I just have to ask when I visit my brother inlaw in Jacksonville can I
stop by and help taste test what you have in the white container.
 
I'm going into patent law, but I'm coming out of the tech sector so I sort of keep up to date on this stuff.

You're a good person to know.

I have to agree with you on the insane infringement damages... I'm from photography background. when we were shooting copywrite infringements were starting at $52k. I had a good buddy who paid for his kids college after Leno swiped one of his stock images of his kid for a joke image on the tonight show.
 
Beerslurpy said: The marketplace has already indicated that it has the ability to punish the backbone providers when they dont play nice.

I agree. I think if any move is made to change the status quo, the loss of subscriber revenue to providers would be sufficient to effect a rethinking of thier ideas.

I know my $40 per month, and probably a few million others, would dry up in an instant. I don't know many industries that can lose $400 million per month in revenue and not be "punished". hehehe
 
Maned Wolf said: If net neutrality ends, they'd be a battleship to your toy rowboat

But they would be a battleship with only a choir as an audience. The value of the internet is the wealth of information instantly accessable to anyone looking. Once that information becomes difficult to get, internet usage will shrink drastically, I think. Along with lost users goes lost revenue for providers.

I don't know many people willing to fork over $30 or $40 or more per month for high speed access to a select few sites they may or may not ever think of visiting. I know I won't.

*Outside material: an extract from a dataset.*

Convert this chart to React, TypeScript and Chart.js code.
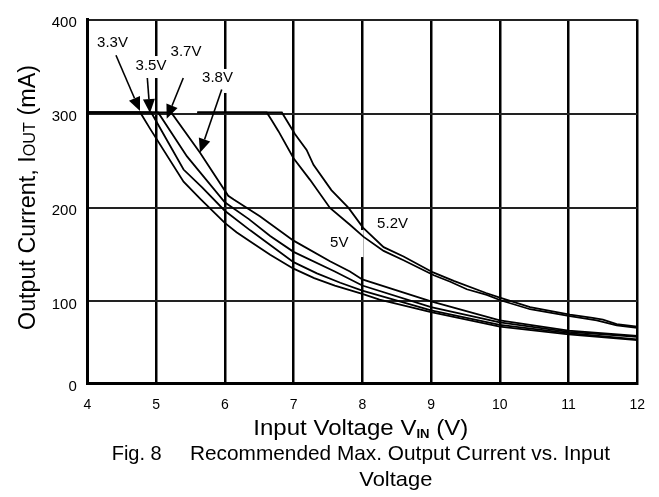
import React, { useEffect, useRef } from 'react';
import { Chart, LinearScale, registerables } from 'chart.js';

Chart.register(...registerables);

// ---------- data ----------
const X_TICKS = [4, 5, 6, 7, 8, 9, 10, 11, 12];
const Y_TICKS = [0, 100, 200, 300, 400];

const V33_X = [4, 4.77, 4.91, 5.4, 5.64, 6.0, 6.17, 6.37, 6.66, 7.0, 7.3, 7.6, 8.0, 8.25, 9.0, 10.0, 11.0, 12.0];
const V33_Y = [302, 302, 285, 228, 210, 184, 174, 164, 150, 135, 125, 117, 108, 102, 87, 69.5, 60, 53];

const V35_X = [4, 4.93, 5.4, 5.67, 6.0, 6.37, 7.0, 7.34, 7.68, 8.0, 9.0, 10.0, 11.0, 12.0];
const V35_Y = [302, 302, 241, 222, 197, 176, 142, 130, 120, 111.5, 89, 71.5, 61.5, 54];

const V37_X = [4, 5.03, 5.45, 6.0, 6.35, 6.66, 7.0, 7.6, 8.0, 9.0, 10.0, 11.0, 12.0];
const V37_Y = [302, 302, 255, 206, 188, 170, 153, 132, 117, 93, 74.5, 63, 57];

const V38_X = [4, 5.22, 5.64, 6.05, 6.13, 6.51, 7.0, 7.53, 7.82, 8.0, 9.0, 10.0, 11.0, 12.0];
const V38_Y = [302, 302, 259, 213, 209, 191, 165, 143, 132, 123.5, 100, 77, 64.5, 58];

const V50_X = [5.6, 6.61, 6.68, 6.78, 7.0, 7.24, 7.53, 7.82, 8.02, 8.31, 8.6, 9.04, 9.28, 9.52, 9.81, 10.02, 10.44, 11.02, 11.41, 11.7, 12.0];
const V50_Y = [302, 302, 294, 282, 253, 230, 200, 182, 169, 154, 144, 128, 121, 113, 107, 101, 90.5, 82, 77, 71, 68];

const V52_X = [5.6, 6.83, 7.02, 7.19, 7.29, 7.55, 7.8, 8.01, 8.31, 8.6, 9.03, 9.33, 9.8, 10.0, 10.44, 11.02, 11.35, 11.5, 11.7, 12.0];
const V52_Y = [302, 302, 279, 262, 246, 219, 200, 179, 158, 148, 131, 122, 109, 104, 93, 84, 80, 78, 72.5, 69.5];

const SERIES_NAMES = ['3.3V', '3.5V', '3.7V', '3.8V', '5V', '5.2V'];

// annotation anchors (data units)
const LABEL_TEXT = ['3.3V', '3.5V', '3.7V', '3.8V', '5V', '5.2V'];
const LABEL_X = [4.367, 4.927, 5.436, 5.894, 7.665, 8.44];
const LABEL_Y = [376.9, 352, 366.6, 339.4, 163.5, 183.9];
const ARROW_FROM_X = [4.417, 4.873, 5.396, 5.955];
const ARROW_FROM_Y = [362.3, 338.3, 338.3, 326.3];
const ARROW_TO_X = [4.767, 4.912, 5.155, 5.639];
const ARROW_TO_Y = [303.4, 301.3, 295.4, 259];

// ---------- styling ----------
const FONT = "'Liberation Sans', Arial, Helvetica, sans-serif";
const BOX_PADS = [
  [2, 2, 2, 4],
  [2, 2, 2, 6],
  [2, 2, 2, 4],
  [2, 2, 1, 9],
  [4, 15, 5, 8],
  [2, 2, 2, 4],
]; // left, right, top, bottom

// piecewise vertical scale (the original axis has an uneven first band)
const BREAK_VALUES = [0, 100, 200, 300, 400];
const BREAK_FRACS = [0, 0.2259, 0.4827, 0.7396, 1];

function toFrac(v: number): number {
  const n = BREAK_VALUES.length;
  let i = 0;
  while (i < n - 2 && v > BREAK_VALUES[i + 1]) i++;
  const t = (v - BREAK_VALUES[i]) / (BREAK_VALUES[i + 1] - BREAK_VALUES[i]);
  return BREAK_FRACS[i] + t * (BREAK_FRACS[i + 1] - BREAK_FRACS[i]);
}
function fromFrac(f: number): number {
  const n = BREAK_FRACS.length;
  let i = 0;
  while (i < n - 2 && f > BREAK_FRACS[i + 1]) i++;
  const t = (f - BREAK_FRACS[i]) / (BREAK_FRACS[i + 1] - BREAK_FRACS[i]);
  return BREAK_VALUES[i] + t * (BREAK_VALUES[i + 1] - BREAK_VALUES[i]);
}

class PiecewiseScale extends LinearScale {
  getPixelForValue(value: any) {
    if (value === null || value === undefined) return NaN;
    return (this as any).getPixelForDecimal(toFrac(value));
  }
  getValueForPixel(pixel: number) {
    return fromFrac((this as any).getDecimalForPixel(pixel));
  }
}
(PiecewiseScale as any).id = 'piecewise';
(PiecewiseScale as any).defaults = (LinearScale as any).defaults;
Chart.register(PiecewiseScale as any);

function toPoints(xs: number[], ys: number[]) {
  return xs.map((x, i) => ({ x, y: ys[i] }));
}

type Part = { text: string; font: string; dy?: number };

function drawFitted(ctx: CanvasRenderingContext2D, parts: Part[], x: number, y: number, width: number, rotate = false) {
  let total = 0;
  const widths = parts.map((p) => {
    ctx.font = p.font;
    const w = ctx.measureText(p.text).width;
    total += w;
    return w;
  });
  const sx = width / total;
  ctx.save();
  ctx.translate(x, y);
  if (rotate) ctx.rotate(-Math.PI / 2);
  ctx.scale(sx, 1);
  ctx.fillStyle = '#000';
  ctx.textAlign = 'left';
  ctx.textBaseline = 'alphabetic';
  let cur = 0;
  parts.forEach((p, i) => {
    ctx.font = p.font;
    ctx.fillText(p.text, cur, p.dy || 0);
    cur += widths[i];
  });
  ctx.restore();
}

const decorPlugin = {
  id: 'decor',
  beforeDatasetsDraw(chart: any) {
    const ctx: CanvasRenderingContext2D = chart.ctx;
    const xs = chart.scales.x;
    const ys = chart.scales.y;
    ctx.save();
    ctx.font = `15px ${FONT}`;
    ctx.fillStyle = '#fff';
    LABEL_TEXT.forEach((t, i) => {
      const cx = xs.getPixelForValue(LABEL_X[i]);
      const cy = ys.getPixelForValue(LABEL_Y[i]);
      const w = ctx.measureText(t).width;
      const [pl, pr, pt, pb] = BOX_PADS[i];
      ctx.fillRect(cx - w / 2 - pl, cy - 7 - pt, w + pl + pr, 14 + pt + pb);
    });
    ctx.restore();
  },
  afterDatasetsDraw(chart: any) {
    const ctx: CanvasRenderingContext2D = chart.ctx;
    const xs = chart.scales.x;
    const ys = chart.scales.y;
    ctx.save();
    ctx.fillStyle = '#000';
    ctx.strokeStyle = '#000';
    ctx.font = `15px ${FONT}`;
    ctx.textAlign = 'center';
    ctx.textBaseline = 'middle';
    LABEL_TEXT.forEach((t, i) => {
      ctx.fillText(t, xs.getPixelForValue(LABEL_X[i]), ys.getPixelForValue(LABEL_Y[i]) + 1);
    });
    // arrows
    const headLen = 14;
    const headHalf = 6;
    ARROW_FROM_X.forEach((fx, i) => {
      const x1 = xs.getPixelForValue(fx);
      const y1 = ys.getPixelForValue(ARROW_FROM_Y[i]);
      const x2 = xs.getPixelForValue(ARROW_TO_X[i]);
      const y2 = ys.getPixelForValue(ARROW_TO_Y[i]);
      const dx = x2 - x1;
      const dy = y2 - y1;
      const len = Math.hypot(dx, dy);
      const ux = dx / len;
      const uy = dy / len;
      const bx = x2 - ux * headLen;
      const by = y2 - uy * headLen;
      ctx.lineWidth = 1.6;
      ctx.beginPath();
      ctx.moveTo(x1, y1);
      ctx.lineTo(bx, by);
      ctx.stroke();
      ctx.beginPath();
      ctx.moveTo(x2, y2);
      ctx.lineTo(bx - uy * headHalf, by + ux * headHalf);
      ctx.lineTo(bx + uy * headHalf, by - ux * headHalf);
      ctx.closePath();
      ctx.fill();
    });
    ctx.restore();
  },
  afterDraw(chart: any) {
    const ctx: CanvasRenderingContext2D = chart.ctx;
    // x axis title
    drawFitted(
      ctx,
      [
        { text: 'Input Voltage V', font: `22px ${FONT}` },
        { text: 'IN', font: `bold 12px ${FONT}`, dy: 3 },
        { text: ' (V)', font: `22px ${FONT}` },
      ],
      253.3,
      434.7,
      215
    );
    // y axis title
    drawFitted(
      ctx,
      [
        { text: 'Output Current, I', font: `23px ${FONT}` },
        { text: 'OUT', font: `16px ${FONT}` },
        { text: ' (mA)', font: `23px ${FONT}` },
      ],
      35,
      330,
      265,
      true
    );
    // caption
    drawFitted(ctx, [{ text: 'Fig. 8', font: `21px ${FONT}` }], 111.7, 460.3, 50);
    drawFitted(ctx, [{ text: 'Recommended Max. Output Current vs. Input', font: `21px ${FONT}` }], 190, 460.3, 420);
    drawFitted(ctx, [{ text: 'Voltage', font: `21px ${FONT}` }], 359.3, 486, 73);
  },
};

export default function App() {
  const ref = useRef<HTMLCanvasElement | null>(null);

  useEffect(() => {
    if (!ref.current) return;
    const series = [
      [V33_X, V33_Y],
      [V35_X, V35_Y],
      [V37_X, V37_Y],
      [V38_X, V38_Y],
      [V50_X, V50_Y],
      [V52_X, V52_Y],
    ];
    const chart = new Chart(ref.current, {
      type: 'line',
      data: {
        datasets: series.map(([xs, ys], i) => ({
          label: SERIES_NAMES[i],
          data: toPoints(xs, ys),
          borderColor: '#000',
          borderWidth: 1.8,
          pointRadius: 0,
          fill: false,
          tension: 0,
        })),
      },
      options: {
        animation: false,
        responsive: false,
        devicePixelRatio: 1,
        layout: { padding: { left: 0, top: 10, right: 21.7, bottom: 0 } },
        plugins: { legend: { display: false }, tooltip: { enabled: false } },
        scales: {
          x: {
            type: 'linear',
            min: 4,
            max: 12,
            afterBuildTicks: (s: any) => {
              s.ticks = X_TICKS.map((v) => ({ value: v }));
            },
            afterFit: (s: any) => {
              s.height = 113.3;
            },
            grid: { color: '#000', lineWidth: 2.5, drawTicks: false },
            border: { color: '#000', width: 3 },
            ticks: {
              color: '#000',
              font: { family: FONT, size: 14 },
              padding: 13,
              maxRotation: 0,
              autoSkip: false,
            },
          },
          y: {
            type: 'piecewise' as any,
            min: 0,
            max: 400,
            afterBuildTicks: (s: any) => {
              s.ticks = Y_TICKS.map((v) => ({ value: v }));
            },
            afterFit: (s: any) => {
              s.width = 87.3;
            },
            grid: { color: '#222', lineWidth: 2, drawTicks: false },
            border: { color: '#000', width: 3 },
            ticks: {
              color: '#000',
              font: { family: FONT, size: 15 },
              padding: 10.5,
              labelOffset: 3,
              autoSkip: false,
            },
          },
        },
      } as any,
      plugins: [decorPlugin],
    });
    return () => chart.destroy();
  }, []);

  return (
    <canvas
      ref={ref}
      width={659}
      height={497}
      style={{ position: 'fixed', left: 0, top: 0, display: 'block', background: '#fff' }}
    />
  );
}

I might switch to very cheap or free dial up just to be able to use email, but that's about it. My $40 a month for DSL will be gone, and so will my $50 per month for webhosting. That is $90 a month from one lost user. Multiply that by a few million, and it adds up quickly.

Ending net neutrality will be suicide for many ISPs, I think.
 
I vote with my dollars already. I pay extra for a DSL provider that promises not to portscan me, not to filter my data, and not to care how many or what servers I am running.

Gee, you can charge more for a service and some people will desire it because it's got some differentiating feature? Who would have thought that the free market actually works.

The internet has been a spectacular economic success precicely because it's grown faster than the federal government's ability to regulate it.

The free market really can take care of most of what ails ya. In many cases where people say it hasn't, if you look behind the curtain, you'll find the hands of government were pulling the levers that were causing the whole mess.
 
If the cable company needs more money to maintain the connection to my how, they can just raise the rates. They don't need this crap. If you look at website hosting, you'll see that you already pay more for greater bandwidth. So that's what told me this is crap.

I don't know many people willing to fork over $30 or $40 or more per month for high speed access to a select few sites they may or may not ever think of visiting. I know I won't.
WHy I don't have cable TV, even though Charter keeps sending me crap. If they threw it on top of my 30+ highspeed, I might get it, but not paying an EXTRA 30 for it.

Some of the stuff about wireless I've heard means that in a few years, this crap will be useless. Even if they pass it, it won't happen.